If you want to learn how to spot a press release, the best thing to do is probably look at the guidelines on how to write one.

Why is this a story?

Imagine for a second that you’re in charge of all news everywhere. How do you choose which stories to run? Whatever you’ve come up with, compare it to this fairly representative list of the criteria actually in use. I’m not suggesting you memorize the whole thing, but it’s good to have a general awareness that you might be seeing coverage of an event because the story was already written, because it’s scary, or because it occurred at the right time of day.

The significance of this boils down to exactly what you mean by “trust.” Does it mean you want to be able to believe the factual claims presented to you? Or does it mean you want a source that you can trust to keep you informed of events that matter to you or have great significance in the world? Some of the most scathing criticisms I’ve read of broadcast news have more to do with what it leaves out than what it actually covers.

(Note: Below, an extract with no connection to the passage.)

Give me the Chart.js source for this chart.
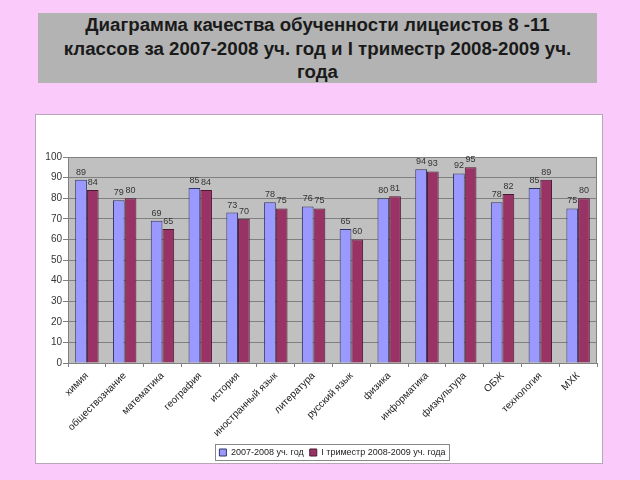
<!DOCTYPE html>
<html><head><meta charset="utf-8">
<script src="https://cdn.jsdelivr.net/npm/chart.js@4.4.0/dist/chart.umd.min.js"></script>
<style>
html,body{margin:0;padding:0;background:#FACBFA;width:640px;height:480px;overflow:hidden;font-family:"Liberation Sans",Arial,sans-serif;}
#title{position:absolute;left:38px;top:13px;width:559px;height:70px;background:#B3B3B3;color:#1a1a1a;font-weight:bold;font-size:18.7px;line-height:23.5px;text-align:center;box-sizing:border-box;padding-top:0px;}
#box{position:absolute;left:35px;top:114px;width:568px;height:350px;background:#fff;border:1px solid #B9A6B9;box-sizing:border-box;}
#wrap{position:absolute;left:40px;top:114px;width:584px;height:350px;}
</style></head><body>
<div id="title">Диаграмма качества обученности лицеистов 8 -11<br>классов за 2007-2008 уч. год и I триместр 2008-2009 уч.<br>года</div>
<div id="box"></div>
<div id="wrap"><canvas id="c" width="584" height="350"></canvas></div>
<script>
const categories = ["химия","обществознание","математика","география","история","иностранный язык","литература","русский язык","физика","информатика","физкультура","ОБЖ","технология","МХК"];
const series2007 = [89,79,69,85,73,78,76,65,80,94,92,78,85,75];
const seriesTrim = [84,80,65,84,70,75,75,60,81,93,95,82,89,80];
const seriesNames = ["2007-2008 уч. год","I триместр 2008-2009 уч. года"];
const yTicks = [0,10,20,30,40,50,60,70,80,90,100];

const plotBg = {
  id:'plotBg',
  afterLayout(chart){
    const lg = chart.legend;
    if(lg){ lg.left += 14; lg.right += 14; lg.top += 3; lg.bottom += 3; }
  },
  beforeDraw(chart){
    const {ctx, chartArea:a} = chart;
    ctx.save(); ctx.fillStyle='#C0C0C0'; ctx.fillRect(a.left,a.top,a.right-a.left,a.bottom-a.top); ctx.restore();
  },
  afterDatasetsDraw(chart){
    const {ctx, chartArea:a} = chart;
    ctx.save(); ctx.strokeStyle='#808080'; ctx.lineWidth=1;
    ctx.strokeRect(a.left+0.5,a.top+0.5,a.right-a.left-1,a.bottom-a.top);
    ctx.restore();
  }
};
const valueLabels = {
  id:'valueLabels',
  afterDatasetsDraw(chart){
    const ctx = chart.ctx;
    ctx.save();
    ctx.font='9px "Liberation Sans", Arial, sans-serif';
    ctx.fillStyle='#333';
    ctx.textAlign='center'; ctx.textBaseline='bottom';
    chart.data.datasets.forEach((ds,i)=>{
      chart.getDatasetMeta(i).data.forEach((bar,j)=>{
        ctx.fillText(String(ds.data[j]), bar.x, bar.y-3);
      });
    });
    ctx.restore();
  }
};
const legendBox = {
  id:'legendBox',
  afterDraw(chart){
    const lg = chart.legend; if(!lg || !lg.legendHitBoxes || !lg.legendHitBoxes.length) return;
    const hb = lg.legendHitBoxes;
    let l=Infinity,r=-Infinity,t=Infinity,b=-Infinity;
    hb.forEach(h=>{l=Math.min(l,h.left);r=Math.max(r,h.left+h.width);t=Math.min(t,h.top);b=Math.max(b,h.top+h.height);});
    const ctx=chart.ctx; ctx.save(); ctx.strokeStyle='#888'; ctx.lineWidth=1;
    ctx.strokeRect(Math.round(l-4)+0.5, Math.round(t-4)+0.5, Math.round(r-l+8), Math.round(b-t+7));
    ctx.restore();
  }
};

new Chart(document.getElementById('c'), {
  type:'bar',
  data:{
    labels:categories,
    datasets:[
      {label:seriesNames[0], data:series2007, backgroundColor:'#9999FF', borderColor:'#333366', borderWidth:1, categoryPercentage:0.62, barPercentage:1},
      {label:seriesNames[1], data:seriesTrim, backgroundColor:'#993366', borderColor:'#4a1a30', borderWidth:1, categoryPercentage:0.62, barPercentage:1}
    ]
  },
  options:{
    responsive:false, animation:false,
    layout:{padding:{top:43,right:27,left:0,bottom:0}},
    plugins:{
      legend:{position:'bottom', labels:{boxWidth:7, boxHeight:7, padding:6, color:'#222', font:{size:9, family:'"Liberation Sans", Arial, sans-serif'}}},
      tooltip:{enabled:false}
    },
    scales:{
      x:{
        grid:{offset:true, drawOnChartArea:false, tickLength:4, color:'#808080'},
        border:{color:'#808080'},
        ticks:{minRotation:45, maxRotation:45, autoSkip:false, color:'#222', font:{size:10, family:'"Liberation Sans", Arial, sans-serif'}, padding:3},
        afterFit(s){ s.height = 76; }
      },
      y:{
        min:0, max:100,
        afterBuildTicks(s){ s.ticks = yTicks.map(v=>({value:v})); },
        grid:{color:'#808080', tickLength:5},
        border:{color:'#808080'},
        ticks:{color:'#333', font:{size:10, family:'"Liberation Sans", Arial, sans-serif'}, padding:1},
        afterFit(s){ s.width = 28; }
      }
    }
  },
  plugins:[plotBg, valueLabels, legendBox]
});
</script>
</body></html>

Is everyone talking nonsense?

With respect to most scientific issues, the press will tend to present the views of a single expert amidst a flurry of crackpots, or simply the crackpot hivemind absent any objection from a physicist or immunologist or geneticist or what have you. If it’s the kind of story that makes you wonder what a scientist or group of scientists has to say, my advice would be to avoid conventional news media altogether. There are enough dedicated scientific news publications that there’s no reason to suffer through a CNN Twitter recitation or the brain-damaging experimental theatre of Sun News. Whether there’s a robust scientific consensus or a heated debate, you’ll find the best commentary on the matter in the numerous expert blogs available.

Don’t get too comfortable.

Whatever else you do, this is the Prime Directive of consuming news: Be ready to change your mind, and don’t trust anyone completely. Except me, obviously.